Our understanding of the harbors and centers of trade dating to the Viking Age is limited, as is information concerning the level and scope of trade and its organization. The difficulty of acquiring and assessing such information stems from the fact that most trading points are known only from scant written records—none of which are from the Viking homelands themselves. A map of the known Viking harbors and towns in the Baltic area shows very few places, sparsely situated. The best examples of early trading centers in the Baltic Sea are Birka (Sweden), Hedeby or Haithabu (Germany), Grobin (Latvia), Wolin (Poland), and Novgorod (Russia). These centers, known from written documents or discovered by chance, give a much too simple picture of the true state of affairs.

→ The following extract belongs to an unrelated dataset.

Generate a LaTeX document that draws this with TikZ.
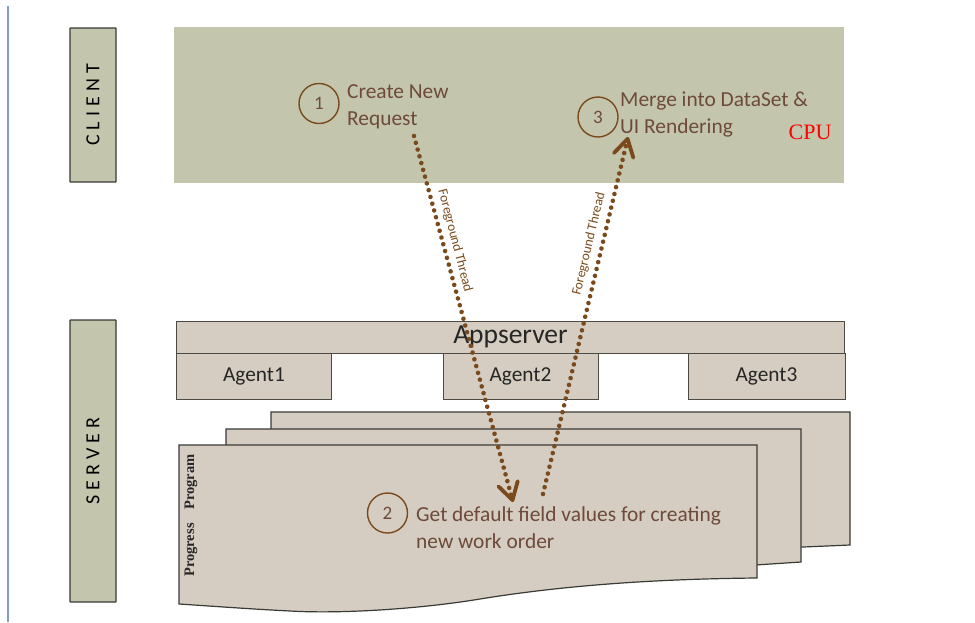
\documentclass[tikz,border=0pt]{standalone}
\usepackage{fontspec}
\setmainfont{Carlito}
\newfontfamily\serifcpu{Liberation Serif}
\usetikzlibrary{arrows.meta}
\definecolor{olivefill}{HTML}{C3C6AD}
\definecolor{tanfill}{HTML}{D5CDC1}
\definecolor{darkline}{HTML}{3A3A36}
\definecolor{softline}{HTML}{4C4A44}
\definecolor{brownline}{HTML}{7A4A1C}
\definecolor{labeltext}{HTML}{6E4A3A}
\definecolor{leftrule}{HTML}{7F9CCB}
\tikzset{
  x=1pt,y=-1pt,
  tierbox/.style={draw=darkline,line width=1.3pt,fill=olivefill,minimum width=46pt,inner sep=0pt,rounded corners=0.5pt},
  tanbox/.style={draw=softline,line width=1pt,fill=tanfill,inner sep=0pt},
  sheet/.style={draw=darkline,line width=1.2pt,fill=tanfill},
  stepcircle/.style={circle,draw=brownline,line width=1.4pt,minimum size=40pt,inner sep=0pt,text=labeltext,font=\fontsize{19}{19}\selectfont},
  steptext/.style={anchor=north west,align=left,inner sep=0pt,text=labeltext,font=\fontsize{21.4}{27}\selectfont},
  flowarrow/.style={draw=brownline,line width=4.6pt,line cap=round,dash pattern=on 0.01pt off 7pt,
    -{Straight Barb[length=17pt,width=20pt,line width=3.8pt,round]}},
  threadlabel/.style={text=brownline,inner sep=0pt,font=\fontsize{13.5}{13.5}\selectfont},
  sidelabel/.style={rotate=90,font=\serifcpu\bfseries\fontsize{14.5}{14.5}\selectfont,text=black!85,inner sep=0pt}
}
\begin{document}
\begin{tikzpicture}
\useasboundingbox (0,0) rectangle (975,622);
\fill[white] (0,0) rectangle (975,622);
\draw[draw=leftrule,line width=2pt] (7.5,6) -- (7.5,622);

% tier labels
\node[tierbox,minimum height=154pt] (clientlabel) at (93,105) {\rotatebox{90}{\fontsize{20}{20}\selectfont\addfontfeatures{LetterSpace=25}CLIENT}};
\node[tierbox,minimum height=282pt] (serverlabel) at (93,461) {\rotatebox{90}{\fontsize{20}{20}\selectfont\addfontfeatures{LetterSpace=25}SERVER}};

% client band
\node[fill=olivefill,minimum width=670pt,minimum height=156pt,inner sep=0pt] (clientband) at (509,105) {};

% appserver and agents
\node[tanbox,minimum width=668pt,minimum height=32pt,font=\fontsize{27.5}{27.5}\selectfont,text=black!85] (appserver) at (510.5,337) {Appserver};
\node[tanbox,minimum width=155pt,minimum height=46pt,font=\fontsize{21.3}{21.3}\selectfont,text=black!85] (agent1) at (254,376) {Agent1};
\node[tanbox,minimum width=155pt,minimum height=46pt,font=\fontsize{21.3}{21.3}\selectfont,text=black!85] (agent2) at (520.5,376) {Agent2};
\node[tanbox,minimum width=157pt,minimum height=46pt,font=\fontsize{21.3}{21.3}\selectfont,text=black!85] (agent3) at (766.5,376) {Agent3};

% program sheets
\draw[sheet] (271,412) -- (850,412) -- (850,545) -- (780,548) -- (700,560) -- (271,560) -- cycle;
\draw[sheet] (226,429) -- (801,429) -- (801,562) -- (740,566) -- (660,578) -- (226,578) -- cycle;
\draw[sheet] (179,445) -- (757,445) -- (757,578)
  .. controls (650,579) and (560,586) .. (480,599)
  .. controls (420,609) and (340,614) .. (290,611)
  .. controls (250,609) and (210,606) .. (179,604) -- cycle;
\node[sidelabel] (progress) at (191,550) {Progress};
\node[sidelabel] (program) at (191,482) {Program};

% steps
\node[stepcircle] (c1) at (319,103.5) {1};
\node[steptext] (t1) at (347,84) {Create New\\Request};
\node[stepcircle] (c3) at (598,117) {3};
\node[steptext] (t3) at (620,92) {Merge into DataSet \&\\UI Rendering};
\node[text=red,inner sep=0pt,font=\serifcpu\fontsize{22}{22}\selectfont] (cpu) at (810,132) {CPU};
\node[stepcircle] (c2) at (387.5,513) {2};
\node[steptext] (t2) at (416,506) {Get default field values for creating\\new work order};

% arrows
\coordinate (a1s) at (414,136);
\coordinate (a1e) at (513,502);
\coordinate (a2s) at (543,494);
\coordinate (a2e) at (628,137);
\draw[flowarrow] (a1s) -- (a1e);
\draw[flowarrow] (a2s) -- (a2e);
\node[threadlabel,rotate=-75.5] (th1) at (455,241) {Foreground Thread};
\node[threadlabel,rotate=76.5] (th2) at (589,244) {Foreground Thread};
\end{tikzpicture}
\end{document}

Indeed, along the Baltic coast there must have been a vast number and variety of harbors and trading sites of all sizes, from small fishing camps to permanently occupied cities. Surprisingly, there are no confirmed harbors and trading centers, for example, along the eastern coast of Sweden, despite the fact that this region is one of the largest, oldest, and most important cultivated areas in all of Sweden. This situation is more or less mirrored along the eastern Baltic shore as well as along the Norwegian coast. The challenge, then, is to identify the spots not mentioned in written sources, with archaeological fieldwork as our best guide.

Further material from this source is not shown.